Wenn das Rekursgericht bei dieser festgestellten Gesamtkonstellation davon ausging, dass die gemeinsame Obsorge im konkreten Einzelfall nicht im Kindeswohl liegt, es an der ausreichenden Kommunikationsfähigkeit der Eltern mangelt und nach den Feststellungen weiters weder eine Mediation noch eine gemeinsame Erziehungsberatung aussichtsreich sind, weshalb dem Vater die alleinige Obsorge zu übertragen sei, ist dies nicht zu beanstanden. Im Hinblick auf die eingeschränkte Erziehungsfähigkeit der Mutter ist die Betrauung des Vaters mit der alleinigen Obsorge nachvollziehbar.
4. Die nach pflichtgemäßem Ermessen zu treffende Entscheidung, inwieweit einem Elternteil das Kontaktrecht (§ 187 Abs 1 ABGB) eingeräumt werden soll, hängt stets von den Umständen des Einzelfalls ab, wobei regelmäßig erhebliche Rechtsfragen im Sinn des § 62 Abs 1 AußStrG nicht zu lösen sind (RIS‑Justiz RS0087024 [T6]; RS0097114).
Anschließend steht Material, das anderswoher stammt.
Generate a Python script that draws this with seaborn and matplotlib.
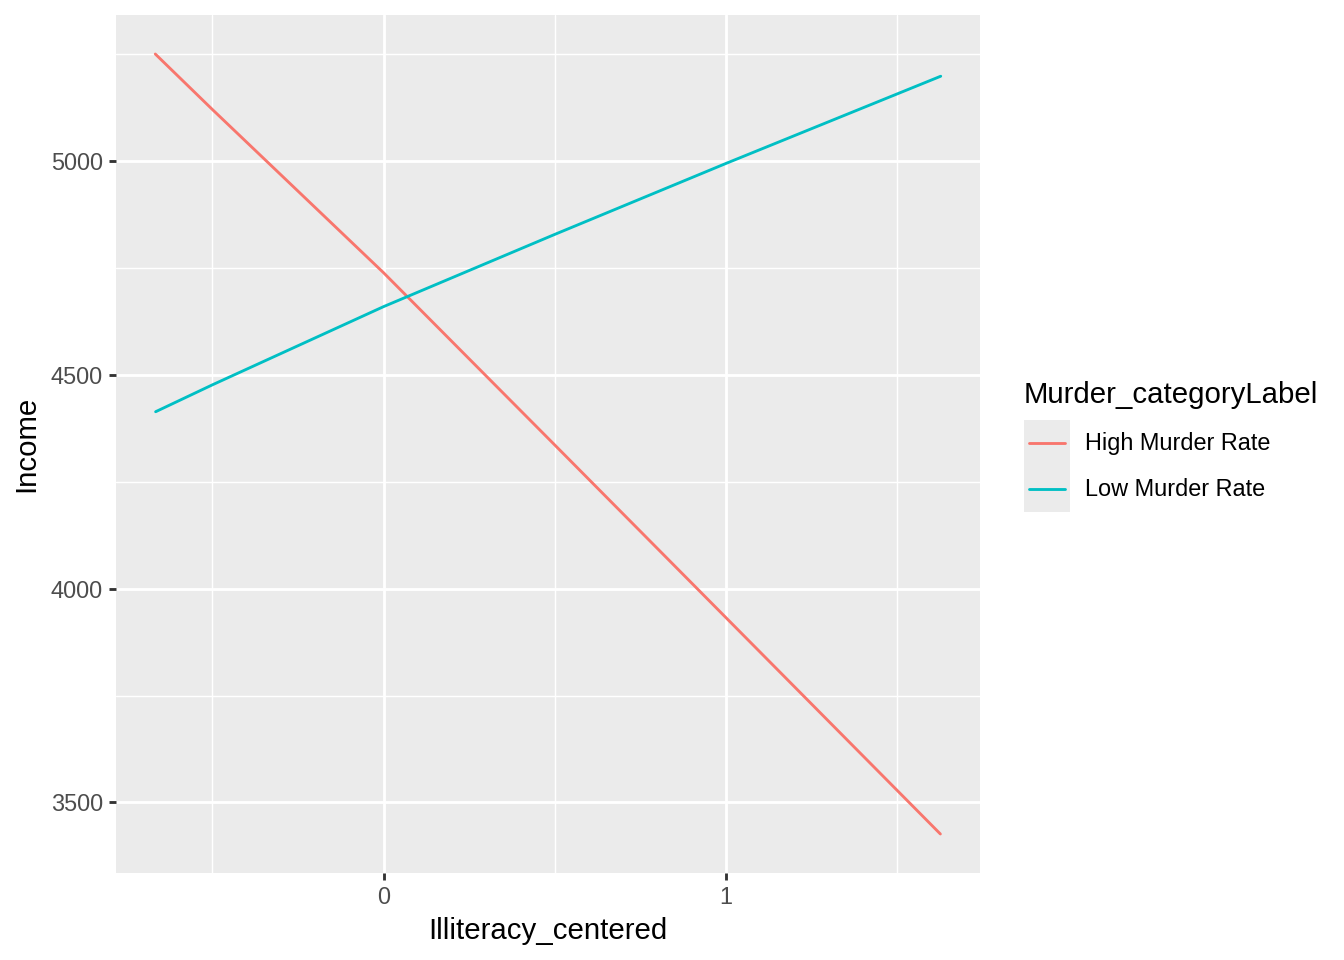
import pandas as pd
import numpy as np
import matplotlib
matplotlib.use("Agg")
import matplotlib.pyplot as plt
import seaborn as sns
from matplotlib.legend_handler import HandlerBase
from matplotlib.patches import Rectangle
from matplotlib.lines import Line2D

# ==========================================
# Data (predicted lines)
# ==========================================
high_x = [-0.667, -0.5, 0.0, 0.5, 1.0, 1.626]
high_income = [5251, 5121, 4739, 4336, 3932, 3426]

low_x = [-0.666, -0.5, 0.0, 0.5, 1.0, 1.627]
low_income = [4414, 4477, 4660, 4829, 4995, 5199]

labels = ["High Murder Rate", "Low Murder Rate"]

x_ticks = [0, 1]
y_ticks = [3500, 4000, 4500, 5000]
x_minor = [-0.5, 0.5, 1.5]
y_minor = [3750, 4250, 4750, 5250]

colors = {"High Murder Rate": "#F8766D", "Low Murder Rate": "#00BFC4"}

df = pd.DataFrame({
    "Illiteracy_centered": high_x + low_x,
    "Income": high_income + low_income,
    "Murder_categoryLabel": [labels[0]] * len(high_x) + [labels[1]] * len(low_x),
})

# ==========================================
# Plot
# ==========================================
sns.set_style("white")
plt.rcParams['font.family'] = ['Liberation Sans', 'DejaVu Sans']

fig = plt.figure(figsize=(7, 5), dpi=192)
ax = fig.add_axes([116/1344, 1-873/960, (980-116)/1344, (873-15)/960])

sns.lineplot(data=df, x="Illiteracy_centered", y="Income",
             hue="Murder_categoryLabel", palette=colors,
             linewidth=1.07, ax=ax, legend=False, zorder=3)

# ggplot-like panel
ax.set_facecolor("#EBEBEB")
for s in ax.spines.values():
    s.set_visible(False)

xs = df["Illiteracy_centered"]
ys = df["Income"]
ax.set_xlim(xs.min() - 0.05*(xs.max()-xs.min()), xs.max() + 0.05*(xs.max()-xs.min()))
ax.set_ylim(ys.min() - 0.05*(ys.max()-ys.min()), ys.max() + 0.05*(ys.max()-ys.min()))

ax.set_xticks(x_ticks)
ax.set_yticks(y_ticks)
ax.set_xticks(x_minor, minor=True)
ax.set_yticks(y_minor, minor=True)
ax.grid(which="major", color="white", linewidth=1.07)
ax.grid(which="minor", color="white", linewidth=0.53)
ax.set_axisbelow(True)
ax.tick_params(which="major", left=True, bottom=True, length=2.75, width=1.07,
               color="#333333", labelcolor="#4D4D4D", labelsize=8.8, pad=2.2)
ax.tick_params(which="minor", length=0)

ax.set_xlabel("Illiteracy_centered", fontsize=11, color="black", labelpad=2.75)
ax.set_ylabel("Income", fontsize=11, color="black", labelpad=4)


# legend with grey key boxes like ggplot
class KeyHandler(HandlerBase):
    def create_artists(self, legend, orig_handle, xdescent, ydescent,
                       width, height, fontsize, trans):
        rect = Rectangle((-xdescent, -ydescent), width, height,
                         facecolor="#EBEBEB", edgecolor="none", transform=trans)
        line = Line2D([-xdescent + 0.1*width, -xdescent + 0.9*width],
                      [-ydescent + height/2]*2, color=orig_handle.get_color(),
                      linewidth=orig_handle.get_linewidth(), transform=trans)
        return [rect, line]


handles = [Line2D([], [], color=colors[g], linewidth=1.07) for g in labels]
leg = fig.legend(handles, labels, title="Murder_categoryLabel",
                 loc="lower left", bbox_to_anchor=(1024/1344, 1-512/960),
                 frameon=False, fontsize=8.8, title_fontsize=11,
                 handlelength=1.96, handleheight=2.64, labelspacing=0,
                 handletextpad=0.62, borderpad=0, borderaxespad=0,
                 alignment="left", labelcolor="black",
                 handler_map={Line2D: KeyHandler()})
leg.get_title().set_color("black")
leg._legend_box.sep = 4

plt.savefig("out.png", dpi=192)
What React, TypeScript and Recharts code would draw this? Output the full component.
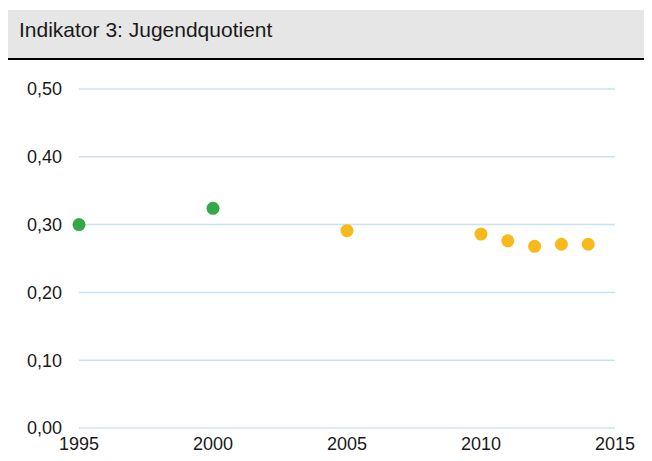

Dass den Vorinstanzen in diesem Zusammenhang eine Fehlbeurteilung unterlaufen wäre, die vom Obersten Gerichtshof aus Gründen der Rechtssicherheit oder Einzelfallgerechtigkeit korrigiert werden müsste, vermag die Mutter nicht aufzuzeigen. Die Festsetzung des Kontaktrechts entspricht den getroffenen Feststellungen, die auf der Empfehlung im eingeholten Sachverständigengutachten basieren. Die Mutter legt nicht konkret dar, welche Änderung sie hinsichtlich des Kontaktrechts anstrebt und stellt insoweit auch gar keinen Antrag auf Abänderung. Zudem steht fest, dass der Vater bindungstolerant ist, den Kontakt zwischen Mutter und Sohn fördert und auch bereit ist, zusätzliche Kontakte zuzulassen, die jedoch von der Mutter bisher – bis zum Zeitpunkt der erstinstanzlichen Entscheidung – nur selten in Anspruch genommen wurden.
5. Einer weiteren Begründung bedarf es nicht (§ 71 Abs 3 AußStrG).